Thursday, June 4, 2026

Australia's trade balance returns to surplus in April

Australia's trade balance moved back into surplus in April ($1.8bn), after slipping into deficit for the first time in 8 years in March (-$1bn). Exports accelerated at their fastest pace (7.2%) since mid-2022, driven by the major commodities. That far outpaced a modest lift in imports (0.8%). Higher oil prices amid the blockade in the Strait of Hormuz saw the cost of fuel imports surge, but the capex boom in tech-related equipment eased.  



The trade balance swung from a small deficit in March (-$1bn) to a small surplus in April ($1.8bn). Across the past 3 months, the trade surplus averaged $1.9bn - its lowest since July 2018 - continuing the downward trend of the past few years.  

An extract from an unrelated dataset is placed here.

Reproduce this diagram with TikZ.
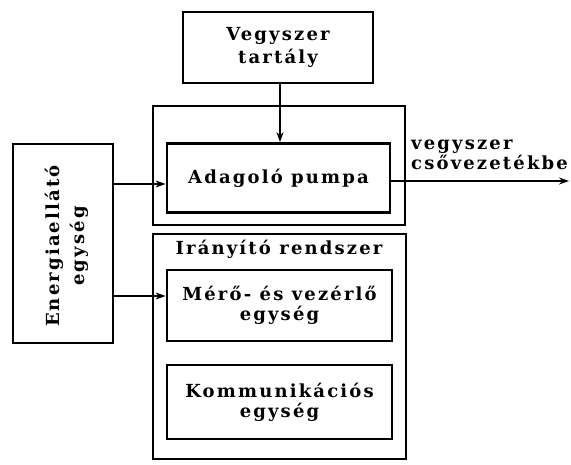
\documentclass[tikz,border=0pt]{standalone}
\usepackage{fontspec}
\setmainfont{DejaVu Serif}[BoldFont={DejaVu Serif Bold}, LetterSpace=12]
\usetikzlibrary{arrows.meta}
\tikzset{
  inbox/.style={draw, line width=2.8pt, inner sep=0pt, align=center, font=\bfseries\fontsize{18}{20}\selectfont},
  outbox/.style={draw, line width=1.3pt, inner sep=0pt},
  txt/.style={inner sep=0pt, align=center, font=\bfseries\fontsize{18}{20}\selectfont},
  conn/.style={line width=1.2pt, -{Stealth[length=10pt,width=7pt]}}
}
\begin{document}
\begin{tikzpicture}[x=1pt,y=-1pt]
\useasboundingbox (0,0) rectangle (571,465);
\node[outbox, minimum width=252pt, minimum height=119pt] (top) at (279,165.5) {};
\node[outbox, minimum width=253pt, minimum height=225pt] (ctrl) at (279.5,346.5) {};
\node[inbox, minimum width=190pt, minimum height=71pt, font=\bfseries\fontsize{18}{23}\selectfont] (tank) at (278,47.5) {Vegyszer\\tartály};
\node[inbox, minimum width=223pt, minimum height=69pt] (pump) at (278.5,178) {Adagoló pumpa};
\node[inbox, minimum width=100pt, minimum height=199pt] (energy) at (63,243.5) {};
\node[txt, rotate=90, font=\bfseries\fontsize{18}{25}\selectfont] (energytxt) at (67,246) {Energiaellátó\\egység};
\node[txt] (ctrltitle) at (279,249) {Irányító rendszer};
\node[inbox, minimum width=225pt, minimum height=71pt] (meas) at (279.5,305.5) {Mérő- és vezérlő\\egység};
\node[inbox, minimum width=225pt, minimum height=74pt] (comm) at (279.5,402) {Kommunikációs\\egység};
\node[txt, align=left, anchor=west] (outlbl) at (411,155) {vegyszer\\csővezetékbe};
\coordinate (outend) at (569,181);
\draw[conn] (tank.south -| 280,0) -- (pump.north -| 280,0);
\draw[conn] (energy.east |- 0,184) -- (pump.west |- 0,184);
\draw[conn] (energy.east |- 0,296) -- (meas.west |- 0,296);
\draw[conn] (pump.east |- 0,181) -- (outend);
\end{tikzpicture}
\end{document}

Total exports rose by 7.2% - their fastest increase since June 2022 - to come in at $47.2bn. That saw annual growth rise to 10% from -1.9% in the year to March. The major driver of this strength came from an 11% acceleration in non-rural goods exports ($33.6bn). This reflected strong gains across the key commodities: iron ore 18.5%, coal 15.2% and LNG 2%. Details from the relase indicated these gains were linked to a step up in export volumes, rebounding weather-related disruptions, as highlighted in yesterday's National Accounts (see here).  


Imports were held to a 0.8% rise in April, in at $45.4bn for a 12-month increase of 18%. Higher oil prices due to the Middle East conflict led to fuel imports surging by a further 41.4% in April after an even larger increase in March (53.6%). Over these past two months, the cost of fuel imports has more than doubled, up 117.1%.  


Capital goods pulled back (-16.4%) after rising strongly in March (29%). The main driver was a slowdown in ADP equipment, falling 41.7% following a more than 170% surge to facilitate the data centre build-out last month.